Saturday, October 28, 2017
Camera Obscura
Juries remain unconvinced. Police behavior has not changed. And they’re expensive. Huh? Oh, I’m talking about those police body cameras that were intended to increase sensitivity and reduce instances of excess use of force by cops that use them. And while we probably need more time, for cops and people to get used to them and begin to understand their yet-unrealized value, the impact-to-date of these body cams on improving police behavior has been disappointing.
“[Jurors] watching [police body cam] images playing on projection screens in courtrooms, have not come away with simple answers. In some trials, a single piece of body-camera footage has been used to illustrate competing viewpoints: In [a] Milwaukee case, slowed-down, frame-by-frame video was used to show that the suspect had no weapon when he was shot a second time. The same video, played at regular speed, revealed a scene that was swift, confusing and chaotic, a boost to the defense.

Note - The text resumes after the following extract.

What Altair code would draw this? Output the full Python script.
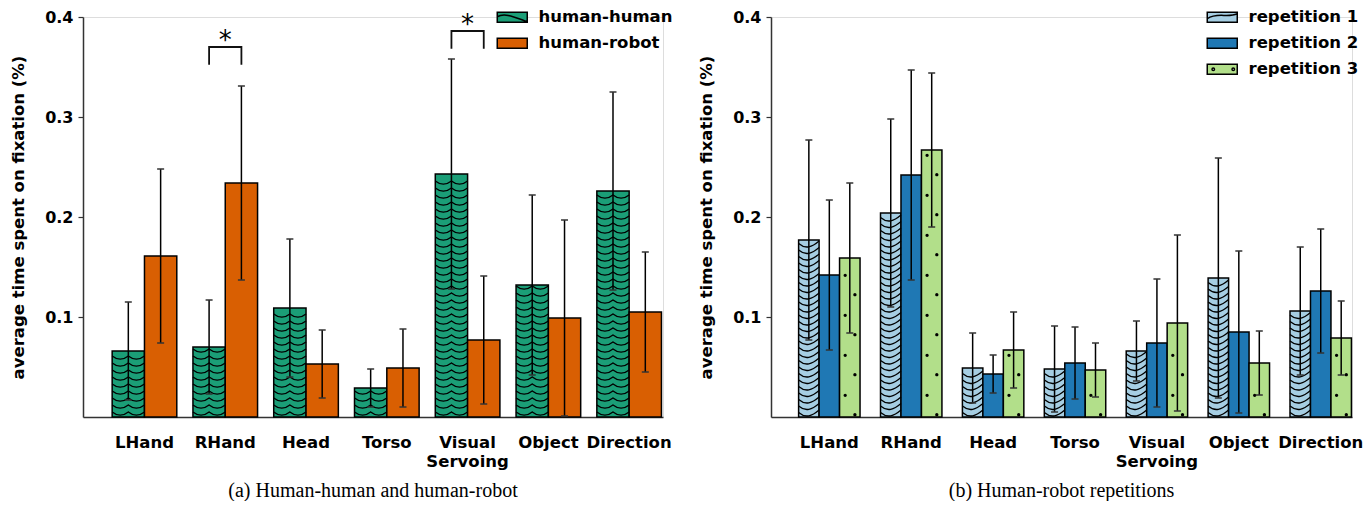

“Some jurors in these cases have said that, videos aside, they had been swayed most of all by officers’ assertions that they feared for their lives. And in some cases, the videos themselves do not fully show operative moments, leaving jurors to fill in the blanks…
“Some people had presumed that more videos would hand juries clear-cut answers to accusations of police misconduct… The videos ‘have changed things,’ said David A. Harris, a law professor at the University of Pittsburgh who studies police behavior, police regulation and racial profiling. ‘But it was a little naïve to think they’d solve the problem, or get us all the way home on the question of guilt or innocence.’” New York Times, June 25th.
“By 2015, 95 percent of large police departments reported they were using body cameras or had committed to doing so in the near future, according to a national survey. The federal government has given police departments more than $40 million to invest in body cameras, and state and local authorities have spent many millions more…
“After a series of high-profile police shootings, police departments across the nation turned to body cameras, hoping they would curb abuses. But a rigorous study released Friday [10/20] shows that they have almost no effect on officer behavior.
“The 18-month study of more than 2,000 police officers in Washington [D.C.] found that officers equipped with cameras used force and prompted civilian complaints at about the same rate as those who did not have them…
“Chief Peter Newsham of the Metropolitan Police Department in Washington said the results were surprising. ‘I thought it would have a difference on police and civilian behavior,’ he said. ‘Particularly for officers — and this is the exception — who might be more inclined to misbehave.’
“But Chief Newsham said the cameras had a number of benefits that could not be easily measured: more accurate investigations, better training and at least one case in which the footage exonerated an officer accused of shooting an unarmed suspect (who was indeed armed). Most important, he said, they bolstered the trust of the community… ‘You have to be legitimate and trusted,’ he said. ‘You can’t underestimate the value these cameras bring to that.’
“Behavior modification has never been the sole argument for body cameras. Their most important function may be to create an independent record of police shootings and other encounters with the public…
“Though body cameras are now in greater use, their purpose is often left undefined, raising thorny questions about surveillance, privacy and other issues. ‘Police departments have been rushing to body cameras without sufficiently deciding what the goal is,’ said Seth Stoughton, a former officer and a law professor at the University of South Carolina, who has studied the devices extensively. ‘When no one is sure what it is supposed to do, no one knows if it is working.’…
“Monica Hopkins-Maxwell, executive director of the American Civil Liberties Union of the District of Columbia, said cameras were ‘not a panacea’ and that only more emphasis on initiatives like community policing, data collection and better training would help build good will.
‘I don’t think body cameras in any way, shape or form by themselves increase trust,’ she said. ‘The way you increase trust is through relationships and how communities are treated by police officers.’” New York Times, October 20th.
So do we save money and decommission this technology? Should money be deployed in more productive areas like community relations and training? Or are body cams part of a greater learning experience that we have yet to harness and understand, something that just might save lives, redesign training programs and ultimately build that under-performing level of trust among too many communities who still view cops as enemy intruders?
I’m Peter Dekom, and in this over-connected world of instant responses and easy solutions, sometimes it just might make sense to invoke patience and seek better uses of the information we are generating by the ton.